→ Given problem
Establish how many lines in the material include the string "that" and report it as a lone number.

→ Input records

┄┄┄┄┄┄┄┄┄┄┄┄┄┄┄┄┄┄┄┄

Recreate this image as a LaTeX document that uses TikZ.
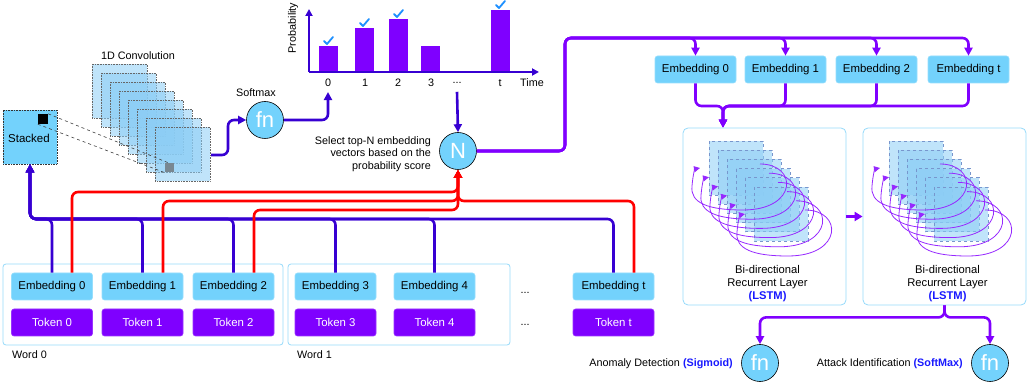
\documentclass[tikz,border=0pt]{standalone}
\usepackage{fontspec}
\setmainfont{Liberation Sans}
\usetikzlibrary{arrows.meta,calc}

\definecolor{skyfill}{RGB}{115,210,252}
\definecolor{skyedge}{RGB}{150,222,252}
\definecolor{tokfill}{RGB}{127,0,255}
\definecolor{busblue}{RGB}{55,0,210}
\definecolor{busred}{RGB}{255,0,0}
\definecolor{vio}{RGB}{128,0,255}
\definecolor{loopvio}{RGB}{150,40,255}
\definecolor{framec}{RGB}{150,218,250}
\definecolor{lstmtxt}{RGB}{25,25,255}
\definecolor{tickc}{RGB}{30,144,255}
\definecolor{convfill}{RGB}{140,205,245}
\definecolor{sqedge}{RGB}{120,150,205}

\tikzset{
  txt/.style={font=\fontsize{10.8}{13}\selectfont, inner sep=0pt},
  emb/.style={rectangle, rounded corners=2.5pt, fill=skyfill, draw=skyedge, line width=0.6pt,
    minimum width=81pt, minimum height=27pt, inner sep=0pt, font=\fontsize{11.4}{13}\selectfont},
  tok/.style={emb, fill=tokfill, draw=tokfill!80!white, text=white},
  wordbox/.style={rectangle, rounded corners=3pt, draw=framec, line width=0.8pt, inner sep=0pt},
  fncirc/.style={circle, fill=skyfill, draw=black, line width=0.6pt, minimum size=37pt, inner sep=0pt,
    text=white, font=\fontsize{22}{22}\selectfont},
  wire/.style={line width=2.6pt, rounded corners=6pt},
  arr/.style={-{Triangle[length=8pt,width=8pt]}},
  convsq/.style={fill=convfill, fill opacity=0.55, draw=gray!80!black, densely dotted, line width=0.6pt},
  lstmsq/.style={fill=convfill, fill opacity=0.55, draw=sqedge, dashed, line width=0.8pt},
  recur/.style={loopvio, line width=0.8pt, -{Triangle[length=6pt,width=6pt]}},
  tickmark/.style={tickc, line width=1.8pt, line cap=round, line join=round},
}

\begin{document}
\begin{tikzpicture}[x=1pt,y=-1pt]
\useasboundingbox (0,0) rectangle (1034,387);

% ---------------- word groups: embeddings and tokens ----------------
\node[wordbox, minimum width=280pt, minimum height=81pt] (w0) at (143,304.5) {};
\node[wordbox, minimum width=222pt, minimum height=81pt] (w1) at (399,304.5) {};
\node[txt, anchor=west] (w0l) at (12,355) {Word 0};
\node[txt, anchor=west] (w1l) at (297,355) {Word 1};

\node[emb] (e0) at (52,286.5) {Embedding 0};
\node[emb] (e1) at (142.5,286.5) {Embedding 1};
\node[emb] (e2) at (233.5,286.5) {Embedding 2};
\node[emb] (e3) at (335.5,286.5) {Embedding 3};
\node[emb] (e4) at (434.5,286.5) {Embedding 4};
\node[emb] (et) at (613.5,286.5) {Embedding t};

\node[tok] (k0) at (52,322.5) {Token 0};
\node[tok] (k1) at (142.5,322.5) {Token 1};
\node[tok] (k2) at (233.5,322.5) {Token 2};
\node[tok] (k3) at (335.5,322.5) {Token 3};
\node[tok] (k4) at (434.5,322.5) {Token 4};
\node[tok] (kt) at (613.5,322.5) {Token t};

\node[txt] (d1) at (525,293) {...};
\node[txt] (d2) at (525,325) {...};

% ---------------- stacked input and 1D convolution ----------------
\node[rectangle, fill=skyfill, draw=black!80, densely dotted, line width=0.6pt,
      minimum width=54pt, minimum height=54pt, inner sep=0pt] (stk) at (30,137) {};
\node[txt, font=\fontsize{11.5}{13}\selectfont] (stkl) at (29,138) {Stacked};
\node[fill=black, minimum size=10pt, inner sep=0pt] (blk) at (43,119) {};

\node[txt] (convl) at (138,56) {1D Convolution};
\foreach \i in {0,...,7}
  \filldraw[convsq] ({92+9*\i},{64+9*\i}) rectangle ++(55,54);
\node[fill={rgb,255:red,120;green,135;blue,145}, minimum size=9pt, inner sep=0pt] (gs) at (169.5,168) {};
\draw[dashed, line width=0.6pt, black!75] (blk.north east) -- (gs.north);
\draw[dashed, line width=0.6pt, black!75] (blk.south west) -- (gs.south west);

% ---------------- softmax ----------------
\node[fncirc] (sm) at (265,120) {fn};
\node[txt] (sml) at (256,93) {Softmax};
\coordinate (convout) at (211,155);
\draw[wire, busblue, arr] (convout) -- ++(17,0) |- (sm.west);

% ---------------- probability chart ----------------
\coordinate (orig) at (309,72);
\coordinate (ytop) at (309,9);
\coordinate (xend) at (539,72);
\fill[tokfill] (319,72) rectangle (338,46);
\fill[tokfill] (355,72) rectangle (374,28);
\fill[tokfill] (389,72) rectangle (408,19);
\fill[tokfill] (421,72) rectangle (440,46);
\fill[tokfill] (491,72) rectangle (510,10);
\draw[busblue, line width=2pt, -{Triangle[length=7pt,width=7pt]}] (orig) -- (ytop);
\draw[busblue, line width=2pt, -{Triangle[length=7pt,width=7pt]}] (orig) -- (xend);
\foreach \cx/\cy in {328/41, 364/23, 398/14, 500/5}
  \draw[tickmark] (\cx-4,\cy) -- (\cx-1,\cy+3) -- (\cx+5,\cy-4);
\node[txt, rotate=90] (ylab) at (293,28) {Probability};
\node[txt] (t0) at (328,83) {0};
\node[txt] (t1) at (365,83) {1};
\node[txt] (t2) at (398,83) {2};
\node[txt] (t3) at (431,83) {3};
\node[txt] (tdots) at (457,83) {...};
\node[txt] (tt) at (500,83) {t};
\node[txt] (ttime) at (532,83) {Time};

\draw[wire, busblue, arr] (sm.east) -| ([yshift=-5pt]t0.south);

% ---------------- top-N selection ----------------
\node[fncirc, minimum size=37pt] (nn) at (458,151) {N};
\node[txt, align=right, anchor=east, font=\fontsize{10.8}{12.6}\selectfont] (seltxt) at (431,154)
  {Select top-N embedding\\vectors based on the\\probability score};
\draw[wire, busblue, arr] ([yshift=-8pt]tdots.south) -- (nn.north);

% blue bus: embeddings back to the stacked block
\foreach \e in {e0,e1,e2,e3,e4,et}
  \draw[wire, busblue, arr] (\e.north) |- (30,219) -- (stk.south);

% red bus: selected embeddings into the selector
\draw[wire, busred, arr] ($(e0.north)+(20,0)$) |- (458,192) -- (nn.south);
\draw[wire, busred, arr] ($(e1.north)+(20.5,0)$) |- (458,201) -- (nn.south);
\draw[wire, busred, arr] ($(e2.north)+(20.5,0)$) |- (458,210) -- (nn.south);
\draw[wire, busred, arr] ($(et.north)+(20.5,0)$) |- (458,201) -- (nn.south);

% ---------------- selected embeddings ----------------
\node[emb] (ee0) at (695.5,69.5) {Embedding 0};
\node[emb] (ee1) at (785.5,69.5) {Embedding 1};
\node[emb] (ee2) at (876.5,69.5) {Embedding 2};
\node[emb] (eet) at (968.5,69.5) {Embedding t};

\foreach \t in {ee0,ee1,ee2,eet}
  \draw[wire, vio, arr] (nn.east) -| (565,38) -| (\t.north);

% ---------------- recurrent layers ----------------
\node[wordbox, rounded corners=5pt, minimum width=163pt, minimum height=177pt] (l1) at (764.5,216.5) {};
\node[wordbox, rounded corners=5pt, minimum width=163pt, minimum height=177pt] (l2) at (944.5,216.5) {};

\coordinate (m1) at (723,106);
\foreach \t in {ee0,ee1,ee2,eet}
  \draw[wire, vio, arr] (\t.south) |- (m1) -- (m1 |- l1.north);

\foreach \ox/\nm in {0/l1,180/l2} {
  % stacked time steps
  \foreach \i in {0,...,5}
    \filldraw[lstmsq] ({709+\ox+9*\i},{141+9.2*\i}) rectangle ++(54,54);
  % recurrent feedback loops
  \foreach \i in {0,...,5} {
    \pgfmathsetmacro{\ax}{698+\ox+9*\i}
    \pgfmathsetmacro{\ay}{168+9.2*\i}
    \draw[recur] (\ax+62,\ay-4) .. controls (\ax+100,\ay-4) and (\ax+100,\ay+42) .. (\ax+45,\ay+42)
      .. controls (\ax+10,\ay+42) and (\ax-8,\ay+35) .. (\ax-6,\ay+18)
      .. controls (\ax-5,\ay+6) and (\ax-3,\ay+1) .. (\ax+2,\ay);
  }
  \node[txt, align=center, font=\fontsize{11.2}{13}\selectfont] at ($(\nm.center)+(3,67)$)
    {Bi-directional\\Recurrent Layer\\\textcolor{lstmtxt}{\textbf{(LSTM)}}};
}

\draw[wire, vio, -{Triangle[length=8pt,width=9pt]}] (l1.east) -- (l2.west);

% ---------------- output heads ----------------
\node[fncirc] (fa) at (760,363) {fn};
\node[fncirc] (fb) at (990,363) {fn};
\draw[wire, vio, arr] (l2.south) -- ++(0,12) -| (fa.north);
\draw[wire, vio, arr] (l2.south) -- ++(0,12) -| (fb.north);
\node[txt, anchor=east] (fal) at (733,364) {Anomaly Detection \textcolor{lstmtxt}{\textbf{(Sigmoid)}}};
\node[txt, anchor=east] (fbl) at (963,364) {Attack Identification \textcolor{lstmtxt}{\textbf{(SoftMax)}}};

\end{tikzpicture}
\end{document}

┄┄┄┄┄┄┄┄┄┄┄┄┄┄┄┄┄┄┄┄

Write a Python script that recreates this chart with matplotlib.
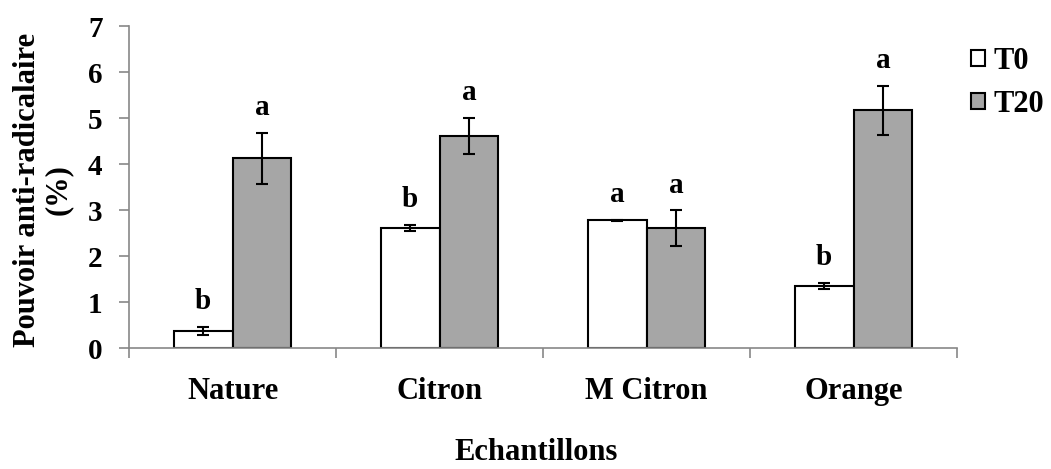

┄┄┄┄┄┄┄┄┄┄┄┄┄┄┄┄┄┄┄┄

→ Solution for this problem
2